There is an important deadline coming up involving health insurance exchanges. States can either set up their own exchange, or they can have the federal government set one up for them. In Nebraska, state insurance officials have been working on creating a state exchange. One state senator is upset about this situation.
The deadline has been set. Each state has until November 16, 2012, to submit proposals that show how they will operate their state health insurance exchanges. These plans must be approved, in part, or in their entirety, by the federal government.
States who are approved will be able to set up their state health insurance exchanges. States whose plans are not approved, or who refuse to submit a proposal, will have the federal government create an exchange for them.
In Nebraska, state insurance officials have been working on complying with the federal health care law. The Director of the Department of Insurance, Bruce Ramge, told a Nebraska legislative panel that the plans for Nebraska’s health insurance exchange are “on par” with the other states that will create a state-based insurance marketplace. Nebraska has contracted a firm that is based in Chicago, Illinois, to help design the Nebraska health insurance exchange.
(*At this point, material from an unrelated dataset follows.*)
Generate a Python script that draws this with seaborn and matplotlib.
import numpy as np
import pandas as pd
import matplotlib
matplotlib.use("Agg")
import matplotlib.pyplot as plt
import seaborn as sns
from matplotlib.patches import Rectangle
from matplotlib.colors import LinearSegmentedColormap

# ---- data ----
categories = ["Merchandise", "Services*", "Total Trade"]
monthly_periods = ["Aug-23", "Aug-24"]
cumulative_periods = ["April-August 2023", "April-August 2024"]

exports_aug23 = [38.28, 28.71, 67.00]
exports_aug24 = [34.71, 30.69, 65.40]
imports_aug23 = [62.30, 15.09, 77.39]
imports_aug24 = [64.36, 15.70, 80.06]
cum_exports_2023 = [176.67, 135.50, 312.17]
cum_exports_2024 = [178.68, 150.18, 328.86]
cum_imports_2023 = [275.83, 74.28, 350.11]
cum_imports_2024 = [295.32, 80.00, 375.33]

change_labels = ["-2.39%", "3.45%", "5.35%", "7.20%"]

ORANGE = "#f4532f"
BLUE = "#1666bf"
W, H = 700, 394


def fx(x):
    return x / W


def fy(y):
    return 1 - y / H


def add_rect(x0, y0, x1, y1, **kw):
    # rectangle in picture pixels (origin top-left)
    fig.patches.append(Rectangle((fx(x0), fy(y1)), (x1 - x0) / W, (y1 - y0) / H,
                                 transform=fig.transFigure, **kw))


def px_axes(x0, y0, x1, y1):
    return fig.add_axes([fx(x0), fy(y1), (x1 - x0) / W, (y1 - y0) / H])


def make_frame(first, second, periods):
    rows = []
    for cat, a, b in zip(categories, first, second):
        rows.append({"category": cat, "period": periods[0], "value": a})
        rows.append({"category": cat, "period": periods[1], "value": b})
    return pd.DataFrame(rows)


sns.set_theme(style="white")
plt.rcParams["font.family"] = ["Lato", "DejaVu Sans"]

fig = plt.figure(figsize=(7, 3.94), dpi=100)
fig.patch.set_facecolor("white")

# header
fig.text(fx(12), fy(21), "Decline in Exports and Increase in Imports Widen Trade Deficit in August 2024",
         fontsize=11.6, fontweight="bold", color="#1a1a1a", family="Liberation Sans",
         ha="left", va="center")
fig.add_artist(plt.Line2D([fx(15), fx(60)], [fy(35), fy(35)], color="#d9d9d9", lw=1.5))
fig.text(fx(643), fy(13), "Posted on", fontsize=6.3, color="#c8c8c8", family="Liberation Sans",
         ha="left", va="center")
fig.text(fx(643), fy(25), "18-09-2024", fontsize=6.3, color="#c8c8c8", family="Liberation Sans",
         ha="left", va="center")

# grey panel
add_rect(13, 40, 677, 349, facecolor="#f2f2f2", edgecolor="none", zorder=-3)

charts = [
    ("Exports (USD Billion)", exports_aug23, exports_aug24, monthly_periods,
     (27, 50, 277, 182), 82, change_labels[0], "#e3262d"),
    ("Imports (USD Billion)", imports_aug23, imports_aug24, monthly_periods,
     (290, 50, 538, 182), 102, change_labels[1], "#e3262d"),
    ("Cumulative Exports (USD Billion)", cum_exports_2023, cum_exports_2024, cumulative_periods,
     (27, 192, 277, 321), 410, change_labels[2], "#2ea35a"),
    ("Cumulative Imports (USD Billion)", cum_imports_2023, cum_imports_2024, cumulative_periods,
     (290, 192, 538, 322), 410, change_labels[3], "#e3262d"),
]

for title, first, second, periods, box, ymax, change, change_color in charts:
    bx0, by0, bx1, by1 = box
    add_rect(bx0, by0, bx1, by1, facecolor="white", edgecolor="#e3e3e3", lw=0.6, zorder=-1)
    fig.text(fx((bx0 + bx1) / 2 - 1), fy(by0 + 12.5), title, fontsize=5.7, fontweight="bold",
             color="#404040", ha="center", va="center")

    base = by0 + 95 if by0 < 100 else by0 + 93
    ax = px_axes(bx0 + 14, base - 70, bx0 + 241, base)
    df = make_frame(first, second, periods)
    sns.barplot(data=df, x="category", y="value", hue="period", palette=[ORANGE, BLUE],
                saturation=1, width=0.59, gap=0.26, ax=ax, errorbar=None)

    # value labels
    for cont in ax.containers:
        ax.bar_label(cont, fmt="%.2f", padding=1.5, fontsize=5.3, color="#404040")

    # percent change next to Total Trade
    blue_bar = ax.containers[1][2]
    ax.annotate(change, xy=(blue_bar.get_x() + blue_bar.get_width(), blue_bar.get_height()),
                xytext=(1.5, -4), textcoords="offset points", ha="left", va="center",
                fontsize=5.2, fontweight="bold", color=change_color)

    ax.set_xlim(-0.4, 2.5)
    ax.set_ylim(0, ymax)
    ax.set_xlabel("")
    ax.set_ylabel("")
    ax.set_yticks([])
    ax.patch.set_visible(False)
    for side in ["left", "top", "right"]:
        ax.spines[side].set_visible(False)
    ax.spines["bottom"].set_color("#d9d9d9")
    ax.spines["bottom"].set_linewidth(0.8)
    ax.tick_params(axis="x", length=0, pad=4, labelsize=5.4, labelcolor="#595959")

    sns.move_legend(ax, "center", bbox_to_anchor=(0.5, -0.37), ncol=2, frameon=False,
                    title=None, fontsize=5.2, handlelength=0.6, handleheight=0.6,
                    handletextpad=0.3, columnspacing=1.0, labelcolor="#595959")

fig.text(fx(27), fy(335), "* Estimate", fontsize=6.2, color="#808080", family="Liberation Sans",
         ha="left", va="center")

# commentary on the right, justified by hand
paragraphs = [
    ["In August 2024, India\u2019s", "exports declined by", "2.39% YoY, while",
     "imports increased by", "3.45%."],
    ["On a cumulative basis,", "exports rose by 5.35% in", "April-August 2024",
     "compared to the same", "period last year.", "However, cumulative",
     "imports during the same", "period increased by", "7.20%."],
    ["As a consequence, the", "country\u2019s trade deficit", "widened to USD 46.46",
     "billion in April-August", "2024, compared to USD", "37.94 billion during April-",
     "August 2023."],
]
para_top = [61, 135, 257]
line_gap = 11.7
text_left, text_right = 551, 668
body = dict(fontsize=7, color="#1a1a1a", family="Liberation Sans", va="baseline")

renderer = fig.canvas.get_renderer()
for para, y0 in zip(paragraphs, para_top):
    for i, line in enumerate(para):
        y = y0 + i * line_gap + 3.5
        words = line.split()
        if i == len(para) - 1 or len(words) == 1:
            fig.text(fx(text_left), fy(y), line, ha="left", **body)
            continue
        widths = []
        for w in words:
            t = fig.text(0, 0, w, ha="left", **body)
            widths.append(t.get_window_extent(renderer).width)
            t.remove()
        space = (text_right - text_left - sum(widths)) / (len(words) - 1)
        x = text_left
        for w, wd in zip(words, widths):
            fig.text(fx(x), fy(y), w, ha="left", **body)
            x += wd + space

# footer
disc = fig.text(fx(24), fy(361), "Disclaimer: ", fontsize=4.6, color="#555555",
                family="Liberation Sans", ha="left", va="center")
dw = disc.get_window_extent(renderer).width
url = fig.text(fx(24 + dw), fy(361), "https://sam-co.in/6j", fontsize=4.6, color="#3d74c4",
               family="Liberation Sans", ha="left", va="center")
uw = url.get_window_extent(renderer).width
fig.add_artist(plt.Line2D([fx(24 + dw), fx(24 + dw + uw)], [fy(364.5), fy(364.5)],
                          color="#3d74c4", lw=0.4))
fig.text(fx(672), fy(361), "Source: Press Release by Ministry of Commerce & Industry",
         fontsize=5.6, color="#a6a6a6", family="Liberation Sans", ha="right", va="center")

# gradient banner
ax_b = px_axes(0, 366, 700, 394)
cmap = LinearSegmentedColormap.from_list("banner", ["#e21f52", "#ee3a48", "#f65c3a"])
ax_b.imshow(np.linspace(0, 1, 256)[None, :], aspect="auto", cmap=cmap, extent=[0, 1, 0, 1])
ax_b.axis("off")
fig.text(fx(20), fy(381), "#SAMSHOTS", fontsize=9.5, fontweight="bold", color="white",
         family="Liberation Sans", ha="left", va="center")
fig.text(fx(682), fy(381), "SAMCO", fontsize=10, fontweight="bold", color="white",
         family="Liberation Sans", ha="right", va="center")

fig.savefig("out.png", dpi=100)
One person, Senator Paul Schumacher, a Republican who represents District 22 in Nebraska, is challenging this situation. He opposes the Affordable Care Act. Nebraska Governor Dave Heineman, who is also a Republican, made an executive order that allowed legislators to work on creating an exchange. He did not do this in a special session, and Senator Schumacher is now questioning if Governor Heineman really had the authority to do that.
According to Jen Rae Hein, a spokeswoman for Governor Heineman, the constitution of the state of Nebraska does allow the Governor to submit the blueprints for the state’s exchange to the federal government. There is a provision that allows “supreme executive power” to manage the affairs of the state.
This means that the state of Nebraska will be preparing for the creation of a health insurance exchange. The exchange will not be enacted until after the upcoming Presidential election. In short, this means that the Governor is using the “wait and see” excuse, in the hopes that the person who is elected President will allow Nebraska to opt-out of having an exchange.
However, the state will not be expanding its Medicaid program. Governor Dave Heineman is opposed to the part of the Affordable Care Act that will enable states to receive federal funding to extend their Medicaid programs.
Medicaid is a public health insurance program that covers people who are low-income. Nebraska has about 13% of its population, (around 237,00o people) who are uninsured. Martin Swanson is a health policy advisor who is involved in creating Nebraska’s exchange. He estimates that 28,400 uninsured Nebraskans would qualify for Medicaid coverage if the state expanded its Medicaid program.